King formed his own band, the Golden West Cowboys, and by 1937 they left Louisville and landed a slot on the Grand Ole Opry. The band blurred country subgenres into an immensely popular mix of western swing, cowboy songs, country and pop, helping to usher in a broader palate of instruments, including the accordion, drums and electric instruments. The Golden West Cowboys also served as something of a training camp for future country crooners like Eddy Arnold, Cowboy Copas and Ernest Tubb, whom King brought to Nashville.

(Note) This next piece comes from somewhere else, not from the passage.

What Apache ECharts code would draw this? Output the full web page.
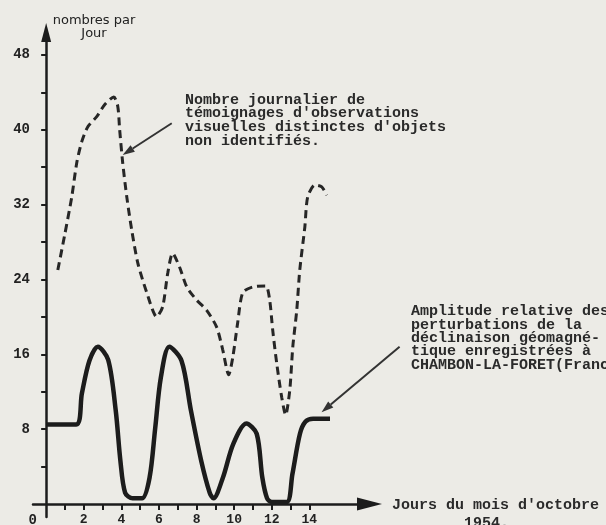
<!DOCTYPE html>
<html>
<head>
<meta charset="utf-8">
<script src="https://cdn.jsdelivr.net/npm/echarts@6/dist/echarts.min.js"></script>
<style>
  html, body { margin: 0; padding: 0; background: #ecebe6; }
  #chart { width: 606px; height: 525px; }
</style>
</head>
<body>
<div id="chart"></div>
<script>
// jours d'octobre 1954 / amplitude de la déclinaison (trait plein)
const days = [0, 1.6, 1.9, 2.3, 2.75, 3.3, 3.7, 3.95, 4.2, 4.6, 5.1, 5.5, 5.8, 6.1, 6.55, 7.2, 7.7, 8.25, 8.7, 8.9, 9.4, 9.95, 10.65, 11.2, 11.5, 11.75, 12.0, 12.8, 13.1, 13.5, 13.8, 14.2, 15.1]
const declinaison = [8.5, 8.5, 11.8, 15.3, 16.8, 15.4, 10, 4.6, 1.2, 0.6, 0.6, 2.8, 8.1, 13.5, 16.8, 15.3, 10, 4.6, 1.2, 0.6, 2.8, 6.4, 8.6, 7.5, 2.8, 0.6, 0.2, 0.2, 3.2, 7.5, 8.8, 9.1, 9.1]

// observations journalières (pointillé)
const obsDays = [0.62, 0.99, 1.36, 1.63, 1.89, 2.21, 2.69, 3.12, 3.6, 3.81, 3.91, 4.07, 4.29, 4.55, 4.87, 5.35, 5.88, 6.2, 6.47, 6.73, 7.1, 7.48, 8.0, 8.54, 9.07, 9.39, 9.71, 9.93, 10.19, 10.46, 11.0, 11.68, 11.89, 12.05, 12.26, 12.53, 12.74, 12.96, 13.12, 13.33, 13.49, 13.76, 13.91, 14.29, 14.66, 14.93]
const observations = [25, 28.8, 32.8, 36.5, 38.7, 40.3, 41.4, 42.7, 43.5, 42.5, 40, 36.5, 32.8, 29.3, 25.8, 22.6, 20, 21.1, 24.7, 26.8, 25.3, 23.2, 21.8, 20.7, 18.9, 16.5, 13.8, 15.7, 19.4, 22.6, 23.2, 23.3, 21.8, 18.6, 15.1, 11.4, 9.5, 12.2, 16.8, 20.7, 25, 29.6, 32.8, 34.1, 33.9, 33]

const xTickLabels = [0, 2, 4, 6, 8, 10, 12, 14]
const xTicks = [1, 2, 3, 4, 5, 6, 7, 8, 9, 10, 11, 12, 13, 14]
const yTickLabels = [8, 16, 24, 32, 40, 48]
const yTicks = [4, 8, 12, 16, 20, 24, 28, 32, 36, 40, 44, 48]

// flèches des légendes (coordonnées jour / valeur)
const pointers = [
  { from: [6.68, 40.7], to: [4.07, 37.3] },
  { from: [18.8, 16.8], to: [14.65, 9.8] }
]

const ink = '#1c1c1c'
const mono = '"Liberation Mono", "DejaVu Sans Mono", monospace'
const note = 'bold 15px ' + mono

function zip(xs, ys) {
  return xs.map((x, i) => [x, ys[i]])
}

const chart = echarts.init(document.getElementById('chart'))

chart.setOption({
  animation: false,
  backgroundColor: '#ecebe6',
  grid: {
    left: 33,
    right: 236.5,
    top: 32.5,
    bottom: 8,
    outerBoundsMode: 'none'
  },
  xAxis: {
    type: 'value',
    min: -0.7,
    max: 17.2,
    splitLine: { show: false },
    axisLine: {
      onZero: true,
      symbol: ['none', 'triangle'],
      symbolSize: [13, 25],
      lineStyle: { color: ink, width: 2.5 }
    },
    axisTick: {
      customValues: xTicks,
      length: 6,
      lineStyle: { color: ink, width: 2 }
    },
    axisLabel: {
      customValues: xTickLabels,
      margin: -4,
      color: '#222',
      fontFamily: mono,
      fontWeight: 'bold',
      fontSize: 13,
      formatter: v => (v === 0 ? '{z|0}' : String(v)),
      rich: {
        z: { padding: [0, 27, 0, 0], fontFamily: mono, fontWeight: 'bold', fontSize: 14, color: '#222' }
      }
    }
  },
  yAxis: {
    type: 'value',
    min: -1.4,
    max: 50.4,
    splitLine: { show: false },
    axisLine: {
      onZero: true,
      symbol: ['none', 'triangle'],
      symbolSize: [10, 19],
      lineStyle: { color: ink, width: 2.5 }
    },
    axisTick: {
      customValues: yTicks,
      length: 5,
      lineStyle: { color: ink, width: 2 }
    },
    axisLabel: {
      customValues: yTickLabels,
      margin: 3,
      color: '#222',
      fontFamily: mono,
      fontWeight: 'bold',
      fontSize: 14
    }
  },
  series: [
    {
      name: 'Amplitude',
      type: 'line',
      data: zip(days, declinaison),
      smooth: 0.3,
      showSymbol: false,
      silent: true,
      lineStyle: { color: ink, width: 4.5 }
    },
    {
      name: 'Observations',
      type: 'line',
      data: zip(obsDays, observations),
      smooth: 0.25,
      showSymbol: false,
      silent: true,
      lineStyle: { color: '#262626', width: 3, type: [8, 5] }
    }
  ]
})

const graphics = [
  {
    id: 'axisName',
    type: 'text',
    x: 94,
    y: 14,
    style: {
      text: 'nombres par\nJour',
      font: '13px "DejaVu Sans", sans-serif',
      fill: '#222',
      align: 'center',
      verticalAlign: 'top',
      lineHeight: 13
    }
  },
  {
    id: 'note1',
    type: 'text',
    x: 185,
    y: 93,
    style: {
      text: 'Nombre journalier de\ntémoignages d\'observations\nvisuelles distinctes d\'objets\nnon identifiés.',
      font: note,
      fill: '#2a2a2a',
      lineHeight: 13.7,
      verticalAlign: 'top'
    }
  },
  {
    id: 'note2',
    type: 'text',
    x: 411,
    y: 305,
    style: {
      text: 'Amplitude relative des\nperturbations de la\ndéclinaison géomagné-\ntique enregistrées à\nCHAMBON-LA-FORET(France)',
      font: note,
      fill: '#2a2a2a',
      lineHeight: 13.3,
      verticalAlign: 'top'
    }
  },
  {
    id: 'note3',
    type: 'text',
    x: 392,
    y: 496,
    style: {
      text: 'Jours du mois d\'octobre\n        1954.',
      font: note,
      fill: '#2a2a2a',
      lineHeight: 18,
      verticalAlign: 'top'
    }
  }
]

// flèches : placées via l'échelle du graphique
pointers.forEach((p, i) => {
  const a = chart.convertToPixel({ gridIndex: 0 }, p.from)
  const b = chart.convertToPixel({ gridIndex: 0 }, p.to)
  const dx = b[0] - a[0]
  const dy = b[1] - a[1]
  const len = Math.sqrt(dx * dx + dy * dy)
  const ux = dx / len
  const uy = dy / len
  const bx = b[0] - ux * 12
  const by = b[1] - uy * 12
  graphics.push({
    id: 'arrowLine' + i,
    type: 'line',
    shape: { x1: a[0], y1: a[1], x2: bx, y2: by },
    style: { stroke: '#333', lineWidth: 2 }
  })
  graphics.push({
    id: 'arrowHead' + i,
    type: 'polygon',
    shape: {
      points: [
        [b[0], b[1]],
        [bx - uy * 4, by + ux * 4],
        [bx + uy * 4, by - ux * 4]
      ]
    },
    style: { fill: '#333' }
  })
})
chart.setOption({ graphic: graphics })
</script>
</body>
</html>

After ten years on the Opry, King moved his band back to Louisville where he performed on local television. In 1948 King hit paydirt with the legendary “Tennessee Waltz,” which he co-wrote with vocalist Redd Stewart. King’s own recording of the country classic rose as high as #3 on the country singles charts, and went on to become a huge pop success for Patti Page three years later. The song was the catalyst in a string of Top ten hits for King. In 1951 the band landed their biggest hit, “Slow Poke,” which occupied the top slot on the charts for nearly four months and even crossed over to the top of the pop charts for several weeks.
Though the run of hits dried up by the mid-Fifties, King continued to perform and record with the Golden West Cowboys until 1969, when he retired from the creative side of music. He was inducted into the Nashville Songwriter’s Hall of Fame in 1970 and the Country Music Hall of Fame in 1974.
“He helped to make country music the music of America,” Hall said. “Pee Wee did as much as anyone to make country music the melting pot of many traditions: waltzes, polka, ballads, jazz, blues, pop, western swing, cowboy songs. He helped put country music in the mainstream of America.”
King is survived by his wife, Lydia, and four children.